2) the count: 8! 8 blog comments!
3) bert: a-a-a-a-a-a! (his laugh)
4) big bird: *sigh* grownups

(this comment is brought to you by the letter Z and the number 4. and this is what happens when you study korean language for 3 hours a day, 5 days a week.)

but seriously, i do agree that writing can't be just about "i feel/think this, i feel/think that (reach for thesaurus)". and no one wants to be poked in the eye by a moral lesson.

oh wait, i *do* have a quote! margaret atwood says in "happy endings that fiction shouldn't be about the series of Whats that make up the plot. what's crucial is the How and the Why. how's that for a non-sequitur?

janet: sorry for being makulit here. i blame the 3 cups of coffee i had this morning. and being 2600km away from home.

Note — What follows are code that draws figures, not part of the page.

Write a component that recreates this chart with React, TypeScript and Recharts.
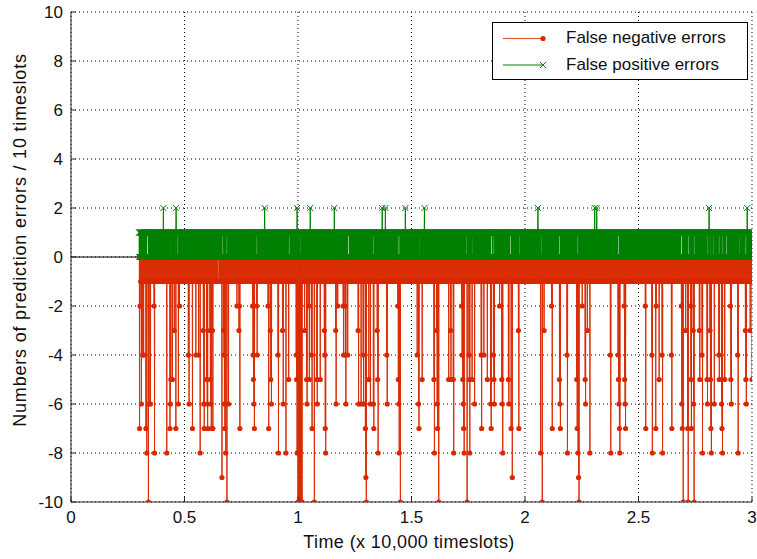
import React from "react";
import { LineChart, Line, XAxis, YAxis, CartesianGrid, Legend } from "recharts";

const FONT = "'Liberation Sans', Arial, sans-serif";
const RED = "#d92800";
const RED_LINE = "#da2c05";
const GREEN = "#008000";

const xTicks = [0, 0.5, 1, 1.5, 2, 2.5, 3];
const yTicks = [-10, -8, -6, -4, -2, 0, 2, 4, 6, 8, 10];

// one reading every 10 timeslots, x in units of 10,000 timeslots
const startX = 0.3;
const endX = 3.0;
const slot = 0.001;

// both series flip between these two levels from slot to slot (the solid bands)
const redBand = [0, -1];
const greenBand = [1, 0];

// false negative bursts [time, errors]
const redSpikes: [number, number][] = [
  [0.302, -7], [0.304, -2], [0.31, -6], [0.316, -4], [0.32, -4], [0.33, -7], [0.334, -8],
  [0.341, -10], [0.344, -6], [0.35, -6], [0.366, -2], [0.368, -8], [0.422, -8], [0.436, -7],
  [0.438, -6], [0.44, -5], [0.447, -5], [0.455, -3], [0.462, -7], [0.473, -6], [0.478, -2],
  [0.517, -4], [0.52, -6], [0.535, -7], [0.55, -4], [0.562, -4], [0.569, -8], [0.583, -3],
  [0.585, -6], [0.587, -7], [0.598, -5], [0.6, -6], [0.602, -7], [0.612, -3], [0.614, -5],
  [0.616, -6], [0.618, -7], [0.623, -3], [0.625, -7], [0.665, -9], [0.672, -3], [0.674, -4],
  [0.676, -6], [0.678, -7], [0.682, -8], [0.687, -10], [0.694, -6], [0.731, -2], [0.74, -3],
  [0.742, -2], [0.744, -7], [0.8, -2], [0.802, -4], [0.804, -5], [0.806, -6], [0.808, -7],
  [0.818, -2], [0.82, -4], [0.868, -2], [0.871, -7], [0.878, -3], [0.88, -5], [0.883, -6],
  [0.912, -4], [0.914, -8], [0.932, -3], [0.935, -6], [0.947, -8], [0.959, -5], [0.992, -4],
  [0.994, -5], [0.996, -8], [1.0, -10], [1.003, -10], [1.006, -10], [1.009, -10], [1.012, -10],
  [1.015, -10], [1.018, -10], [1.029, -3], [1.038, -5], [1.04, -6], [1.048, -2], [1.05, -5],
  [1.059, -4], [1.062, -7], [1.072, -10], [1.083, -5], [1.085, -6], [1.098, -5], [1.116, -3],
  [1.118, -4], [1.12, -7], [1.122, -8], [1.166, -3], [1.168, -6], [1.175, -2], [1.199, -2],
  [1.201, -4], [1.207, -2], [1.209, -4], [1.211, -6], [1.219, -4], [1.265, -3], [1.267, -6],
  [1.278, -6], [1.287, -4], [1.289, -6], [1.297, -7], [1.299, -9], [1.301, -10], [1.312, -5],
  [1.319, -6], [1.332, -6], [1.334, -7], [1.349, -3], [1.351, -5], [1.353, -8], [1.391, -4],
  [1.393, -6], [1.44, -2], [1.442, -5], [1.444, -6], [1.446, -8], [1.451, -10], [1.525, -4],
  [1.531, -6], [1.533, -7], [1.547, -5], [1.599, -5], [1.601, -8], [1.611, -3], [1.613, -6],
  [1.615, -7], [1.62, -10], [1.664, -5], [1.672, -3], [1.674, -5], [1.684, -5], [1.686, -8],
  [1.721, -2], [1.723, -4], [1.726, -5], [1.728, -6], [1.73, -7], [1.732, -8], [1.745, -10],
  [1.753, -4], [1.755, -5], [1.757, -8], [1.767, -5], [1.778, -6], [1.807, -4], [1.809, -7],
  [1.819, -4], [1.834, -5], [1.849, -6], [1.851, -7], [1.861, -4], [1.863, -5], [1.865, -6],
  [1.888, -2], [1.898, -5], [1.9, -6], [1.902, -8], [1.927, -5], [1.929, -6], [1.939, -7],
  [1.944, -9], [1.971, -3], [1.973, -7], [2.069, -8], [2.076, -10], [2.084, -3], [2.117, -2],
  [2.12, -7], [2.152, -5], [2.154, -6], [2.156, -7], [2.185, -4], [2.187, -8], [2.228, -5],
  [2.23, -7], [2.234, -8], [2.236, -9], [2.238, -10], [2.252, -2], [2.265, -5], [2.267, -6],
  [2.275, -3], [2.286, -8], [2.376, -4], [2.378, -8], [2.41, -4], [2.412, -5], [2.414, -6],
  [2.416, -7], [2.418, -8], [2.437, -2], [2.439, -5], [2.441, -6], [2.443, -7], [2.53, -2],
  [2.532, -7], [2.559, -4], [2.561, -8], [2.576, -7], [2.578, -2], [2.591, -5], [2.604, -4],
  [2.606, -8], [2.645, -4], [2.647, -7], [2.689, -2], [2.691, -6], [2.693, -7], [2.697, -10],
  [2.708, -3], [2.717, -7], [2.719, -10], [2.729, -2], [2.731, -5], [2.733, -7], [2.741, -3],
  [2.743, -6], [2.745, -10], [2.768, -3], [2.77, -5], [2.78, -4], [2.782, -8], [2.802, -5],
  [2.804, -6], [2.815, -3], [2.817, -5], [2.819, -7], [2.821, -8], [2.834, -6], [2.854, -4],
  [2.856, -5], [2.866, -6], [2.868, -7], [2.87, -8], [2.88, -5], [2.905, -2], [2.907, -5],
  [2.909, -6], [2.937, -4], [2.939, -8], [2.971, -3], [2.973, -5], [2.975, -6], [2.992, -3],
  [3.0, -5],
];

// false positive bursts [time, errors]
const greenSpikes: [number, number][] = [
  [0.407, 2], [0.463, 2], [0.853, 2], [0.996, 2], [1.054, 2], [1.16, 2], [1.371, 2],
  [1.385, 2], [1.473, 2], [1.557, 2], [2.057, 2], [2.307, 2], [2.316, 2], [2.811, 2],
  [2.979, 2],
];

// short quiet stretches where the band is broken
const greenQuiet = [
  0.326, 0.337, 0.44, 0.471, 0.669, 0.687, 0.819, 0.961, 1.01, 1.066, 1.223, 1.331, 1.392,
  1.441, 1.448, 1.534, 1.742, 1.77, 1.853, 1.863, 1.937, 1.976, 2.072, 2.153, 2.233, 2.411,
  2.689, 2.719, 2.745, 2.804, 2.816, 2.83, 2.855, 2.87, 2.889, 2.944, 2.973,
];
const redQuiet = [0.648];

const idx = (x: number) => Math.round(x / slot);

const buildRows = () => {
  const redMap = new Map(redSpikes.map(([x, v]) => [idx(x), v]));
  const greenMap = new Map(greenSpikes.map(([x, v]) => [idx(x), v]));
  const gQuiet = new Set<number>();
  greenQuiet.forEach((x) => {
    for (let d = -2; d <= 2; d++) gQuiet.add(idx(x) + d);
  });
  const rQuiet = new Set<number>();
  redQuiet.forEach((x) => {
    for (let d = -3; d <= 3; d++) rQuiet.add(idx(x) + d);
  });

  const rows: any[] = [{ t: 0, warm: 0 }];
  const first = idx(startX);
  const last = idx(endX);
  for (let k = first; k <= last; k++) {
    const i = k - first;
    let red: number | null = redBand[i % 2];
    let green: number = greenBand[i % 2];
    // the slots either side of a burst sit on the upper level of the band
    if (redMap.has(k - 1) || redMap.has(k + 1)) red = redBand[0];
    if (rQuiet.has(k)) red = redBand[1];
    if (gQuiet.has(k)) green = 1;
    if (redMap.has(k)) red = redMap.get(k)!;
    if (greenMap.has(k)) green = greenMap.get(k)!;
    rows.push({ t: k / 1000, red, green, warm: k === first ? 0 : undefined });
  }
  return rows;
};

const rows = buildRows();

const RedDot = (p: any) => {
  if (p.cy == null || p.value == null || Number.isNaN(p.cy)) return <g key={p.key} />;
  return <circle key={p.key} cx={p.cx} cy={p.cy} r={2.6} fill={RED} />;
};

const GreenDot = (p: any) => {
  if (p.cy == null || p.value == null || Number.isNaN(p.cy)) return <g key={p.key} />;
  const { cx, cy } = p;
  const s = 3;
  return (
    <path
      key={p.key}
      d={`M${cx - s},${cy - s}L${cx + s},${cy + s}M${cx + s},${cy - s}L${cx - s},${cy + s}`}
      stroke={GREEN}
      strokeWidth={1}
      fill="none"
    />
  );
};

const LegendBox = () => (
  <div
    style={{
      width: 254,
      height: 56,
      border: "1px solid #000",
      background: "#fff",
      position: "relative",
      fontFamily: FONT,
      fontSize: 17,
      color: "#111",
    }}
  >
    <svg width={60} height={56} style={{ position: "absolute", left: 0, top: 0 }}>
      <line x1={10} x2={50} y1={15.5} y2={15.5} stroke="#e0502f" />
      <circle cx={50} cy={15.5} r={2.6} fill={RED} />
      <line x1={10} x2={50} y1={42} y2={42} stroke={GREEN} />
      <path d="M47,39L53,45M53,39L47,45" stroke={GREEN} />
    </svg>
    <div style={{ position: "absolute", left: 73, top: 5, lineHeight: "20px", whiteSpace: "nowrap" }}>
      False negative errors
    </div>
    <div style={{ position: "absolute", left: 73, top: 32, lineHeight: "20px", whiteSpace: "nowrap" }}>
      False positive errors
    </div>
  </div>
);

const XLabel = () => (
  <text
    x={409}
    y={548}
    textAnchor="middle"
    fontFamily={FONT}
    fontSize={18}
    letterSpacing={0.4}
    fill="#111"
  >
    Time (x 10,000 timeslots)
  </text>
);

const YLabel = () => (
  <text
    x={26}
    y={240}
    transform="rotate(-90 26 240)"
    textAnchor="middle"
    fontFamily={FONT}
    fontSize={18}
    letterSpacing={0.8}
    fill="#111"
  >
    Numbers of prediction errors / 10 timeslots
  </text>
);

const tickStyle = { fontFamily: FONT, fontSize: 17, fill: "#111" };
const AXIS = "#262626";

export default function App() {
  return (
    <div style={{ position: "absolute", left: 0, top: 0, width: 757, height: 559, background: "#fff" }}>
      <LineChart width={757} height={559} data={rows} margin={{ top: 12, right: 5, bottom: 0, left: 11 }}>
        <CartesianGrid stroke="#000" strokeDasharray="1 3" />
        <XAxis
          dataKey="t"
          type="number"
          domain={[0, 3]}
          ticks={xTicks}
          allowDataOverflow
          height={57}
          tick={tickStyle}
          tickSize={-5}
          tickMargin={14}
          stroke={AXIS}
          label={<XLabel />}
        />
        <XAxis
          xAxisId="top"
          orientation="top"
          dataKey="t"
          type="number"
          domain={[0, 3]}
          ticks={xTicks}
          allowDataOverflow
          height={0}
          tick={false}
          tickSize={-5}
          stroke={AXIS}
        />
        <YAxis
          type="number"
          domain={[-10, 10]}
          ticks={yTicks}
          allowDataOverflow
          width={60}
          tick={tickStyle}
          tickSize={-5}
          tickMargin={13}
          stroke={AXIS}
          label={<YLabel />}
        />
        <YAxis
          yAxisId="right"
          orientation="right"
          type="number"
          domain={[-10, 10]}
          ticks={yTicks}
          allowDataOverflow
          width={0}
          tick={false}
          tickSize={-5}
          stroke={AXIS}
        />
        <Legend
          layout="vertical"
          align="center"
          verticalAlign="middle"
          content={<LegendBox />}
          wrapperStyle={{ left: 492, top: 22, width: 256, height: 58 }}
        />
        <Line
          dataKey="red"
          stroke={RED_LINE}
          strokeWidth={1}
          dot={RedDot}
          activeDot={false}
          isAnimationActive={false}
          connectNulls={false}
        />
        <Line
          dataKey="green"
          stroke={GREEN}
          strokeWidth={1}
          dot={GreenDot}
          activeDot={false}
          isAnimationActive={false}
          connectNulls={false}
        />
        <Line
          dataKey="warm"
          stroke="#000"
          strokeWidth={1}
          dot={false}
          activeDot={false}
          isAnimationActive={false}
          connectNulls
        />
      </LineChart>
    </div>
  );
}
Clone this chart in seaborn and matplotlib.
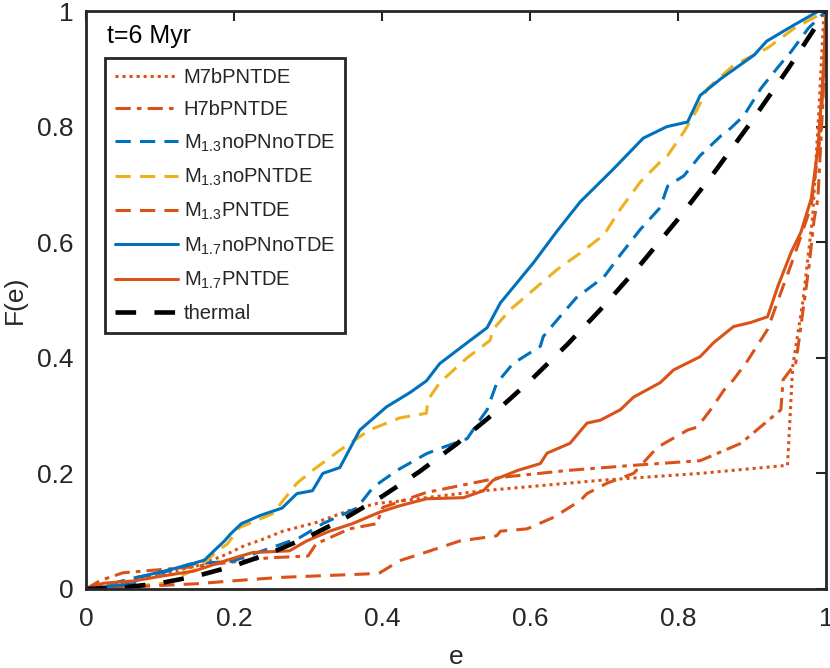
import numpy as np
import pandas as pd
import matplotlib
matplotlib.use('Agg')
import matplotlib.pyplot as plt
import seaborn as sns

# eccentricity CDFs (t = 6 Myr)
e_m7b = [0.0, 0.05, 0.1, 0.15, 0.19, 0.214, 0.237, 0.266, 0.311, 0.356, 0.393, 0.424, 0.46, 0.537,
         0.695, 0.83, 0.948, 0.955, 0.969, 0.982, 0.99, 0.997, 1.0]
F_m7b = [0.0, 0.01, 0.025, 0.04, 0.06, 0.075, 0.085, 0.1, 0.115, 0.136, 0.148, 0.152, 0.158, 0.17,
         0.188, 0.2, 0.214, 0.385, 0.5, 0.645, 0.82, 0.993, 1.0]

e_h7b = [0.0, 0.02, 0.05, 0.133, 0.214, 0.248, 0.30, 0.311, 0.356, 0.393, 0.401, 0.46, 0.56, 0.65,
         0.74, 0.83, 0.885, 0.939, 0.942, 0.959, 0.963, 0.977, 0.984, 0.989, 0.996, 1.0]
F_h7b = [0.0, 0.015, 0.028, 0.037, 0.049, 0.054, 0.057, 0.078, 0.104, 0.113, 0.141, 0.167, 0.193, 0.205,
         0.214, 0.222, 0.252, 0.31, 0.362, 0.391, 0.426, 0.558, 0.64, 0.675, 0.849, 1.0]

e_m13_nopn_notde = [0.0, 0.03, 0.068, 0.103, 0.14, 0.198, 0.252, 0.289, 0.32, 0.366, 0.388, 0.42, 0.46,
                    0.478, 0.515, 0.532, 0.542, 0.555, 0.577, 0.614, 0.618, 0.637, 0.664, 0.672, 0.70,
                    0.722, 0.749, 0.776, 0.786, 0.808, 0.83, 0.858, 0.871, 0.889, 0.912, 0.925, 0.943,
                    0.953, 0.976, 1.0]
F_m13_nopn_notde = [0.0, 0.008, 0.02, 0.028, 0.043, 0.048, 0.072, 0.089, 0.113, 0.14, 0.176, 0.205, 0.234,
                    0.243, 0.26, 0.292, 0.31, 0.356, 0.39, 0.42, 0.437, 0.466, 0.506, 0.513, 0.54,
                    0.578, 0.622, 0.66, 0.697, 0.715, 0.75, 0.784, 0.797, 0.819, 0.866, 0.887, 0.915,
                    0.93, 0.97, 1.0]

e_m13_nopn_tde = [0.0, 0.05, 0.106, 0.15, 0.178, 0.191, 0.207, 0.252, 0.285, 0.306, 0.343, 0.383, 0.424,
                  0.46, 0.462, 0.478, 0.515, 0.546, 0.55, 0.573, 0.605, 0.637, 0.672, 0.70, 0.722,
                  0.749, 0.776, 0.786, 0.808, 0.826, 0.84, 0.875, 0.921, 0.957, 1.0]
F_m13_nopn_tde = [0.0, 0.003, 0.01, 0.035, 0.066, 0.078, 0.106, 0.13, 0.183, 0.205, 0.24, 0.275, 0.296,
                  0.304, 0.327, 0.357, 0.40, 0.43, 0.449, 0.483, 0.518, 0.553, 0.585, 0.613, 0.657,
                  0.704, 0.739, 0.75, 0.791, 0.83, 0.866, 0.906, 0.936, 0.97, 1.0]

e_m13_pn_tde = [0.0, 0.05, 0.149, 0.198, 0.262, 0.379, 0.397, 0.424, 0.465, 0.505, 0.555, 0.56, 0.596,
                0.632, 0.668, 0.677, 0.704, 0.74, 0.772, 0.813, 0.826, 0.844, 0.862, 0.875, 0.894,
                0.921, 0.939, 0.957, 0.98, 0.993, 1.0]
F_m13_pn_tde = [0.0, 0.003, 0.009, 0.014, 0.02, 0.026, 0.028, 0.049, 0.066, 0.083, 0.092, 0.1, 0.104,
                0.124, 0.153, 0.165, 0.183, 0.2, 0.245, 0.275, 0.28, 0.31, 0.344, 0.362, 0.395,
                0.449, 0.513, 0.576, 0.663, 0.791, 1.0]

e_m17_nopn_notde = [0.0, 0.028, 0.065, 0.069, 0.079, 0.106, 0.142, 0.16, 0.173, 0.187, 0.196, 0.21, 0.235,
                    0.265, 0.285, 0.306, 0.32, 0.343, 0.37, 0.406, 0.438, 0.46, 0.478, 0.515, 0.542,
                    0.56, 0.605, 0.637, 0.668, 0.713, 0.753, 0.785, 0.813, 0.83, 0.858, 0.903, 0.92,
                    0.957, 0.99, 1.0]
F_m17_nopn_notde = [0.0, 0.004, 0.009, 0.02, 0.023, 0.031, 0.043, 0.05, 0.066, 0.083, 0.096, 0.113, 0.127,
                    0.14, 0.165, 0.17, 0.2, 0.21, 0.275, 0.315, 0.34, 0.36, 0.39, 0.426, 0.452,
                    0.495, 0.565, 0.62, 0.67, 0.727, 0.78, 0.80, 0.808, 0.854, 0.883, 0.924, 0.948,
                    0.976, 1.0, 1.0]

e_m17_pn_tde = [0.0, 0.011, 0.024, 0.065, 0.106, 0.146, 0.191, 0.225, 0.275, 0.298, 0.329, 0.36, 0.397,
                0.424, 0.46, 0.51, 0.537, 0.55, 0.583, 0.614, 0.623, 0.654, 0.677, 0.695, 0.722, 0.74,
                0.776, 0.794, 0.83, 0.848, 0.875, 0.898, 0.921, 0.935, 0.953, 0.966, 0.98, 0.989,
                0.997, 1.0]
F_m17_pn_tde = [0.0, 0.005, 0.01, 0.014, 0.023, 0.031, 0.05, 0.063, 0.066, 0.083, 0.1, 0.113, 0.133,
                0.144, 0.156, 0.158, 0.17, 0.188, 0.205, 0.217, 0.235, 0.252, 0.287, 0.292, 0.31, 0.332,
                0.357, 0.379, 0.402, 0.426, 0.454, 0.461, 0.471, 0.524, 0.583, 0.617, 0.675, 0.762,
                0.906, 1.0]

e_thermal = [0.0, 0.05, 0.1, 0.15, 0.2, 0.25, 0.3, 0.35, 0.4, 0.45, 0.5, 0.55, 0.6, 0.65, 0.7,
             0.75, 0.8, 0.85, 0.9, 0.95, 1.0]
F_thermal = [0.0, 0.0025, 0.01, 0.0225, 0.04, 0.0625, 0.09, 0.1225, 0.16, 0.2025, 0.25, 0.3025, 0.36,
             0.4225, 0.49, 0.5625, 0.64, 0.7225, 0.81, 0.9025, 1.0]

labels = ['M7bPNTDE', 'H7bPNTDE',
          r'M$_{1.3}$noPNnoTDE', r'M$_{1.3}$noPNTDE', r'M$_{1.3}$PNTDE',
          r'M$_{1.7}$noPNnoTDE', r'M$_{1.7}$PNTDE', 'thermal']
xticks = [0, 0.2, 0.4, 0.6, 0.8, 1]
yticks = [0, 0.2, 0.4, 0.6, 0.8, 1]
tick_labels = ['0', '0.2', '0.4', '0.6', '0.8', '1']

blue = '#0072BD'
orange = '#D95319'
yellow = '#EDB120'

series = [
    (e_m7b, F_m7b, orange, (0, (1, 1.3)), 2.2),
    (e_h7b, F_h7b, orange, (0, (5, 2, 1.5, 2)), 2.2),
    (e_m13_nopn_notde, F_m13_nopn_notde, blue, (0, (5, 3)), 2.2),
    (e_m13_nopn_tde, F_m13_nopn_tde, yellow, (0, (5, 3)), 2.2),
    (e_m13_pn_tde, F_m13_pn_tde, orange, (0, (5, 3)), 2.2),
    (e_m17_nopn_notde, F_m17_nopn_notde, blue, '-', 2.2),
    (e_m17_pn_tde, F_m17_pn_tde, orange, '-', 2.2),
    (e_thermal, F_thermal, 'black', (0, (4.5, 4)), 3.3),
]

sns.set_style('white')
plt.rcParams['font.family'] = ['Liberation Sans', 'DejaVu Sans']
plt.rcParams['mathtext.fontset'] = 'custom'
plt.rcParams['mathtext.rm'] = 'Liberation Sans'
plt.rcParams['mathtext.it'] = 'Liberation Sans:italic'
plt.rcParams['mathtext.bf'] = 'Liberation Sans:bold'

fig = plt.figure(figsize=(8.3, 6.68), dpi=100)
ax = fig.add_axes([0.1036, 0.1183, 0.8916, 0.8652])

for (ex, fy, col, ls, lw), lab in zip(series, labels):
    df = pd.DataFrame({'e': ex, 'F': fy})
    sns.lineplot(data=df, x='e', y='F', ax=ax, color=col, linestyle=ls, linewidth=lw,
                 sort=False, estimator=None, label=lab)

ax.set_xlim(0, 1)
ax.set_ylim(0, 1)
ax.set_xticks(xticks)
ax.set_xticklabels(tick_labels)
ax.set_yticks(yticks)
ax.set_yticklabels(tick_labels)
ax.tick_params(direction='in', length=7, width=1.5, color='#262626', labelsize=19,
               top=True, right=True, labelcolor='#262626')
ax.tick_params(axis='x', pad=13)
ax.tick_params(axis='y', pad=9)
for sp in ax.spines.values():
    sp.set_linewidth(2)
    sp.set_color('#262626')

ax.set_xlabel('e', fontsize=19, color='#262626', labelpad=10)
ax.set_ylabel('F(e)', fontsize=19, color='#262626', labelpad=7)

ax.text(0.028, 0.957, 't=6 Myr', fontsize=18, color='black', va='center', ha='left')

leg = ax.legend(loc='upper left', bbox_to_anchor=(0.0257, 0.9187), borderaxespad=0,
                fontsize=14.5, handlelength=3.1, handletextpad=0.3, labelspacing=0.65,
                borderpad=0.5, fancybox=False, framealpha=1, edgecolor='#262626')
leg.get_frame().set_linewidth(2)

fig.savefig('out.png', dpi=100)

last hirit: trust paul to mention both dfw and a book most people/writers i know haven't read. haha, nerd!

janet said...

KV: Yup, that would be he. =) But he doesn't want me to tell people, and technically I didn't, because I didn't mention his last name! Could've been any Art, see. Nyaar. He'll kill me, for sure.

Paul: Hey, I got me two weeks ago "The Death of Ivan Ilyich" at Booksale for a measly P40. I picked it up because I thought it would make me look smart, ha. And because it came out in Jeopardy. :p

I gotta get me some of DFW's work, no? [By the way, what are you doing trawling blogs at 8:47 AM in the *office*?!?]

Sands: You crack me up! You sound like what a Coco on steroids would. =)

You know, dearie, the How and the Why are exactly what are missing in my last draft. Bad story, bad story.

KV said...

Hahaha!!! Well, yeah, technically you didn't tell anyone because it could've been any Art :p But I'll drop him a line and congratulate our dear friend :)

paul said...

madder: i'm totally determined to beat the 8.47 a.m.-blog-trawling record, so here i am, posting earlier. ha.

re dfw: the most accessible dfw would be the essays, especially those collected in 'a supposedly fun thing i'll never do again.' and i'll e-mail you a short-short from his last story collection. it made me go 'whoomp!' and it's totally depressing.

janet said...

Ha ha! Lemme know the next time you break another trawling record.

Thanks for the DFW link. Will read it when I'm in better possession of my faculties. Just woke up. 3:07PM. Yowzah. A record.